Repeat the listing exactly as given, omitting every image.
>>>
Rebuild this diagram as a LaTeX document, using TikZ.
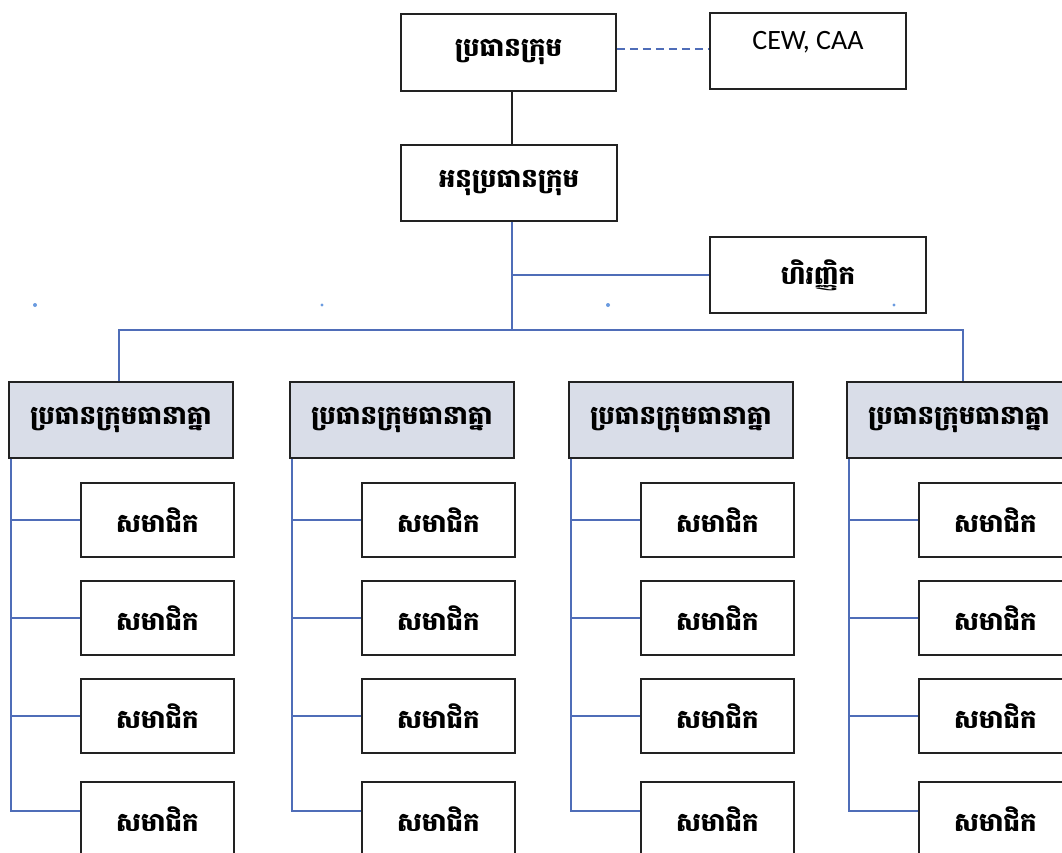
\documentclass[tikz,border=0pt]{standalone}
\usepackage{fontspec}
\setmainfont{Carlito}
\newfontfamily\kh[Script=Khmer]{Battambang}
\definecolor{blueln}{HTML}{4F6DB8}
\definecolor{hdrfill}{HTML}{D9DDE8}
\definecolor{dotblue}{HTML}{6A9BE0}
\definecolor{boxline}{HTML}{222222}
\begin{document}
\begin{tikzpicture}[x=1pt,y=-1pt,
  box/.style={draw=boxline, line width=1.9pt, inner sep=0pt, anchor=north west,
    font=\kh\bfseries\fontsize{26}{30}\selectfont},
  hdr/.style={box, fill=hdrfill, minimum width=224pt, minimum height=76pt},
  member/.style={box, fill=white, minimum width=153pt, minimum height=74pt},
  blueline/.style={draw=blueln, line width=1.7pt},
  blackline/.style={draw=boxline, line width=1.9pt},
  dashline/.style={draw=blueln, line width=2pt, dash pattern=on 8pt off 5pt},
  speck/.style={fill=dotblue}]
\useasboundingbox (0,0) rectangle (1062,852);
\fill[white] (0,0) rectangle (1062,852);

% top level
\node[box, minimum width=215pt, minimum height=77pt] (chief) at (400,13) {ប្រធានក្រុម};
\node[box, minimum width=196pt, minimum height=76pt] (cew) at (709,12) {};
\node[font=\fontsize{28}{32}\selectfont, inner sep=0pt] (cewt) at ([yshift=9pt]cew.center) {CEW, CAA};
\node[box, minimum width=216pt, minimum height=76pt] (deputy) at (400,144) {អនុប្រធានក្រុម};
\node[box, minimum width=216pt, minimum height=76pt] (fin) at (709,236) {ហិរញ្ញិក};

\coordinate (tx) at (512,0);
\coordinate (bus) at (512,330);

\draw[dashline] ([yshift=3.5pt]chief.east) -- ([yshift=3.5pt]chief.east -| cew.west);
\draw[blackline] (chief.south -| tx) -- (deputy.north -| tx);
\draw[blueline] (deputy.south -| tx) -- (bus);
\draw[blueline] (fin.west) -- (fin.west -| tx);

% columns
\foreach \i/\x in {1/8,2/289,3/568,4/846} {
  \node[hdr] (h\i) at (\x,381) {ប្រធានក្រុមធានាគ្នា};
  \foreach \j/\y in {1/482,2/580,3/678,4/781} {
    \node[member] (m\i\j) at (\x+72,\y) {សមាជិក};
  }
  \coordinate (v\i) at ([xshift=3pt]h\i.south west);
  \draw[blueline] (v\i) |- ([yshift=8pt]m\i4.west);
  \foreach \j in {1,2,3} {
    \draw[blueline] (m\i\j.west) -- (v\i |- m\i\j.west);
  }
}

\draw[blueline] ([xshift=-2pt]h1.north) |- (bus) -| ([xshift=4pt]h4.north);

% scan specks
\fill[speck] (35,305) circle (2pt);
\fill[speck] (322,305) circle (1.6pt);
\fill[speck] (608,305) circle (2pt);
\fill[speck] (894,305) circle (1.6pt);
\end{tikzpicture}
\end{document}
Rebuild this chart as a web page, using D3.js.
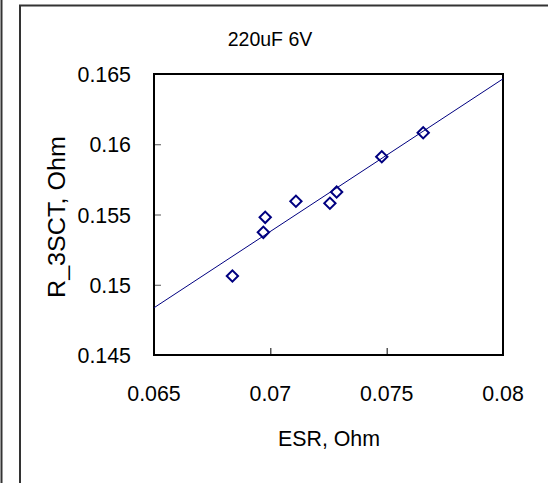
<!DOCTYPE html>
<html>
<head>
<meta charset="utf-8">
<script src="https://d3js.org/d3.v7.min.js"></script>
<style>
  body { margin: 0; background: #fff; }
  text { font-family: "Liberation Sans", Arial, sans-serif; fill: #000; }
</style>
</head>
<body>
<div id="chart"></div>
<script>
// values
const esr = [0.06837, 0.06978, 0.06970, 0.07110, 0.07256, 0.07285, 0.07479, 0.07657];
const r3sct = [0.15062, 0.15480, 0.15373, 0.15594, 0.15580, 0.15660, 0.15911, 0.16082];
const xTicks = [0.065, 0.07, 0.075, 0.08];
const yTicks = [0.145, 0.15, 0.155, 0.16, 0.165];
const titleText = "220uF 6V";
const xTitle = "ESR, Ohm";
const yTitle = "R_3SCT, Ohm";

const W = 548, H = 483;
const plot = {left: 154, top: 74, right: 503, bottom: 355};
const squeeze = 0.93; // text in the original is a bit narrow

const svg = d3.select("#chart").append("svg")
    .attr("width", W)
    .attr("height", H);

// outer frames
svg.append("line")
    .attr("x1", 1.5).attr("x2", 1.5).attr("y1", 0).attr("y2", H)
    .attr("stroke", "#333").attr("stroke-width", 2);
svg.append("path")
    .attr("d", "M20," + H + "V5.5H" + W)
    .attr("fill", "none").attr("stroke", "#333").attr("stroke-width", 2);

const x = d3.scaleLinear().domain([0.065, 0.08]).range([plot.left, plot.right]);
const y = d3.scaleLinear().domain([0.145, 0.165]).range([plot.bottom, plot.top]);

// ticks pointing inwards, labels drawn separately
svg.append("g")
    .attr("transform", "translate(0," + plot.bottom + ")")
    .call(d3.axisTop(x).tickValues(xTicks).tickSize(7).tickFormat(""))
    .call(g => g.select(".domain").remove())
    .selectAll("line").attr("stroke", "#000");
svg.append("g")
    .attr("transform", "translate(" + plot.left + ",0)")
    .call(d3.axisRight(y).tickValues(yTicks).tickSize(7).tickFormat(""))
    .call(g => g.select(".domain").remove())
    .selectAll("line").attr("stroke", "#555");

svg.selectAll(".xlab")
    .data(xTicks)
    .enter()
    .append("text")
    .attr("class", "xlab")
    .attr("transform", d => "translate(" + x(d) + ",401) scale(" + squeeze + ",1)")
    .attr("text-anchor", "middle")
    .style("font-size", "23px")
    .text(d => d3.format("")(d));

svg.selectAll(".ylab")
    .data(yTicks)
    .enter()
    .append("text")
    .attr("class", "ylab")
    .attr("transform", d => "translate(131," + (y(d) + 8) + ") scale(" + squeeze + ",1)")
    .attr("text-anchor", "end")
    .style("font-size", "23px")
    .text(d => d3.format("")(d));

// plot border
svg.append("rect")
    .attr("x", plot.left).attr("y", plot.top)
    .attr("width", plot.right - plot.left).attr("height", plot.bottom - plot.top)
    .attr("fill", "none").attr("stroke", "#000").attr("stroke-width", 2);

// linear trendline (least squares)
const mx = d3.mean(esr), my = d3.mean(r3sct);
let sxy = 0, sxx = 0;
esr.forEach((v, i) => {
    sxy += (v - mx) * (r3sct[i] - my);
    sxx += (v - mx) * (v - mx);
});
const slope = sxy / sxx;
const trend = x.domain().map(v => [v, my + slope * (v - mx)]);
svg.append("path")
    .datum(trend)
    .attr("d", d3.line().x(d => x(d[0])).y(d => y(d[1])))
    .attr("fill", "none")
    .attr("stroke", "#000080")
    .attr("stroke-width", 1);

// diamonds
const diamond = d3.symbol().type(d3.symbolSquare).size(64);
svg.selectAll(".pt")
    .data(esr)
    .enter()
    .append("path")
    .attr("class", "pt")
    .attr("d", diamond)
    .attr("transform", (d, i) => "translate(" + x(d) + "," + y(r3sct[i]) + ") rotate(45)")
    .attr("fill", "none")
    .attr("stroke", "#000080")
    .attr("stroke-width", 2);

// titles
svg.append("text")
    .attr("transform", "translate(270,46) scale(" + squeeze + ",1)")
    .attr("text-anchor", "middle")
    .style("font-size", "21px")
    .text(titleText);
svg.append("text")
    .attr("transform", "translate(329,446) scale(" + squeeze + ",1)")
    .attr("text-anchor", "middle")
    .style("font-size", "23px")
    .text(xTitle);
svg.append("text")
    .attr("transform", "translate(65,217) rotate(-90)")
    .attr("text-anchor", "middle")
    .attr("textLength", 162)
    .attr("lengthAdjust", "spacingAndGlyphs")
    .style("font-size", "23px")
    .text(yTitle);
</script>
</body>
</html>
<<<
WRITTEN ANSWER
Rebuild this diagram as a LaTeX document, using TikZ.
\documentclass[tikz,border=0pt]{standalone}
\usepackage{fontspec}
\setmainfont{Carlito}
\newfontfamily\kh[Script=Khmer]{Battambang}
\definecolor{blueln}{HTML}{4F6DB8}
\definecolor{hdrfill}{HTML}{D9DDE8}
\definecolor{dotblue}{HTML}{6A9BE0}
\definecolor{boxline}{HTML}{222222}
\begin{document}
\begin{tikzpicture}[x=1pt,y=-1pt,
  box/.style={draw=boxline, line width=1.9pt, inner sep=0pt, anchor=north west,
    font=\kh\bfseries\fontsize{26}{30}\selectfont},
  hdr/.style={box, fill=hdrfill, minimum width=224pt, minimum height=76pt},
  member/.style={box, fill=white, minimum width=153pt, minimum height=74pt},
  blueline/.style={draw=blueln, line width=1.7pt},
  blackline/.style={draw=boxline, line width=1.9pt},
  dashline/.style={draw=blueln, line width=2pt, dash pattern=on 8pt off 5pt},
  speck/.style={fill=dotblue}]
\useasboundingbox (0,0) rectangle (1062,852);
\fill[white] (0,0) rectangle (1062,852);

% top level
\node[box, minimum width=215pt, minimum height=77pt] (chief) at (400,13) {ប្រធានក្រុម};
\node[box, minimum width=196pt, minimum height=76pt] (cew) at (709,12) {};
\node[font=\fontsize{28}{32}\selectfont, inner sep=0pt] (cewt) at ([yshift=9pt]cew.center) {CEW, CAA};
\node[box, minimum width=216pt, minimum height=76pt] (deputy) at (400,144) {អនុប្រធានក្រុម};
\node[box, minimum width=216pt, minimum height=76pt] (fin) at (709,236) {ហិរញ្ញិក};

\coordinate (tx) at (512,0);
\coordinate (bus) at (512,330);

\draw[dashline] ([yshift=3.5pt]chief.east) -- ([yshift=3.5pt]chief.east -| cew.west);
\draw[blackline] (chief.south -| tx) -- (deputy.north -| tx);
\draw[blueline] (deputy.south -| tx) -- (bus);
\draw[blueline] (fin.west) -- (fin.west -| tx);

% columns
\foreach \i/\x in {1/8,2/289,3/568,4/846} {
  \node[hdr] (h\i) at (\x,381) {ប្រធានក្រុមធានាគ្នា};
  \foreach \j/\y in {1/482,2/580,3/678,4/781} {
    \node[member] (m\i\j) at (\x+72,\y) {សមាជិក};
  }
  \coordinate (v\i) at ([xshift=3pt]h\i.south west);
  \draw[blueline] (v\i) |- ([yshift=8pt]m\i4.west);
  \foreach \j in {1,2,3} {
    \draw[blueline] (m\i\j.west) -- (v\i |- m\i\j.west);
  }
}

\draw[blueline] ([xshift=-2pt]h1.north) |- (bus) -| ([xshift=4pt]h4.north);

% scan specks
\fill[speck] (35,305) circle (2pt);
\fill[speck] (322,305) circle (1.6pt);
\fill[speck] (608,305) circle (2pt);
\fill[speck] (894,305) circle (1.6pt);
\end{tikzpicture}
\end{document}
Rebuild this chart as a web page, using D3.js.
<!DOCTYPE html>
<html>
<head>
<meta charset="utf-8">
<script src="https://d3js.org/d3.v7.min.js"></script>
<style>
  body { margin: 0; background: #fff; }
  text { font-family: "Liberation Sans", Arial, sans-serif; fill: #000; }
</style>
</head>
<body>
<div id="chart"></div>
<script>
// values
const esr = [0.06837, 0.06978, 0.06970, 0.07110, 0.07256, 0.07285, 0.07479, 0.07657];
const r3sct = [0.15062, 0.15480, 0.15373, 0.15594, 0.15580, 0.15660, 0.15911, 0.16082];
const xTicks = [0.065, 0.07, 0.075, 0.08];
const yTicks = [0.145, 0.15, 0.155, 0.16, 0.165];
const titleText = "220uF 6V";
const xTitle = "ESR, Ohm";
const yTitle = "R_3SCT, Ohm";

const W = 548, H = 483;
const plot = {left: 154, top: 74, right: 503, bottom: 355};
const squeeze = 0.93; // text in the original is a bit narrow

const svg = d3.select("#chart").append("svg")
    .attr("width", W)
    .attr("height", H);

// outer frames
svg.append("line")
    .attr("x1", 1.5).attr("x2", 1.5).attr("y1", 0).attr("y2", H)
    .attr("stroke", "#333").attr("stroke-width", 2);
svg.append("path")
    .attr("d", "M20," + H + "V5.5H" + W)
    .attr("fill", "none").attr("stroke", "#333").attr("stroke-width", 2);

const x = d3.scaleLinear().domain([0.065, 0.08]).range([plot.left, plot.right]);
const y = d3.scaleLinear().domain([0.145, 0.165]).range([plot.bottom, plot.top]);

// ticks pointing inwards, labels drawn separately
svg.append("g")
    .attr("transform", "translate(0," + plot.bottom + ")")
    .call(d3.axisTop(x).tickValues(xTicks).tickSize(7).tickFormat(""))
    .call(g => g.select(".domain").remove())
    .selectAll("line").attr("stroke", "#000");
svg.append("g")
    .attr("transform", "translate(" + plot.left + ",0)")
    .call(d3.axisRight(y).tickValues(yTicks).tickSize(7).tickFormat(""))
    .call(g => g.select(".domain").remove())
    .selectAll("line").attr("stroke", "#555");

svg.selectAll(".xlab")
    .data(xTicks)
    .enter()
    .append("text")
    .attr("class", "xlab")
    .attr("transform", d => "translate(" + x(d) + ",401) scale(" + squeeze + ",1)")
    .attr("text-anchor", "middle")
    .style("font-size", "23px")
    .text(d => d3.format("")(d));

svg.selectAll(".ylab")
    .data(yTicks)
    .enter()
    .append("text")
    .attr("class", "ylab")
    .attr("transform", d => "translate(131," + (y(d) + 8) + ") scale(" + squeeze + ",1)")
    .attr("text-anchor", "end")
    .style("font-size", "23px")
    .text(d => d3.format("")(d));

// plot border
svg.append("rect")
    .attr("x", plot.left).attr("y", plot.top)
    .attr("width", plot.right - plot.left).attr("height", plot.bottom - plot.top)
    .attr("fill", "none").attr("stroke", "#000").attr("stroke-width", 2);

// linear trendline (least squares)
const mx = d3.mean(esr), my = d3.mean(r3sct);
let sxy = 0, sxx = 0;
esr.forEach((v, i) => {
    sxy += (v - mx) * (r3sct[i] - my);
    sxx += (v - mx) * (v - mx);
});
const slope = sxy / sxx;
const trend = x.domain().map(v => [v, my + slope * (v - mx)]);
svg.append("path")
    .datum(trend)
    .attr("d", d3.line().x(d => x(d[0])).y(d => y(d[1])))
    .attr("fill", "none")
    .attr("stroke", "#000080")
    .attr("stroke-width", 1);

// diamonds
const diamond = d3.symbol().type(d3.symbolSquare).size(64);
svg.selectAll(".pt")
    .data(esr)
    .enter()
    .append("path")
    .attr("class", "pt")
    .attr("d", diamond)
    .attr("transform", (d, i) => "translate(" + x(d) + "," + y(r3sct[i]) + ") rotate(45)")
    .attr("fill", "none")
    .attr("stroke", "#000080")
    .attr("stroke-width", 2);

// titles
svg.append("text")
    .attr("transform", "translate(270,46) scale(" + squeeze + ",1)")
    .attr("text-anchor", "middle")
    .style("font-size", "21px")
    .text(titleText);
svg.append("text")
    .attr("transform", "translate(329,446) scale(" + squeeze + ",1)")
    .attr("text-anchor", "middle")
    .style("font-size", "23px")
    .text(xTitle);
svg.append("text")
    .attr("transform", "translate(65,217) rotate(-90)")
    .attr("text-anchor", "middle")
    .attr("textLength", 162)
    .attr("lengthAdjust", "spacingAndGlyphs")
    .style("font-size", "23px")
    .text(yTitle);
</script>
</body>
</html>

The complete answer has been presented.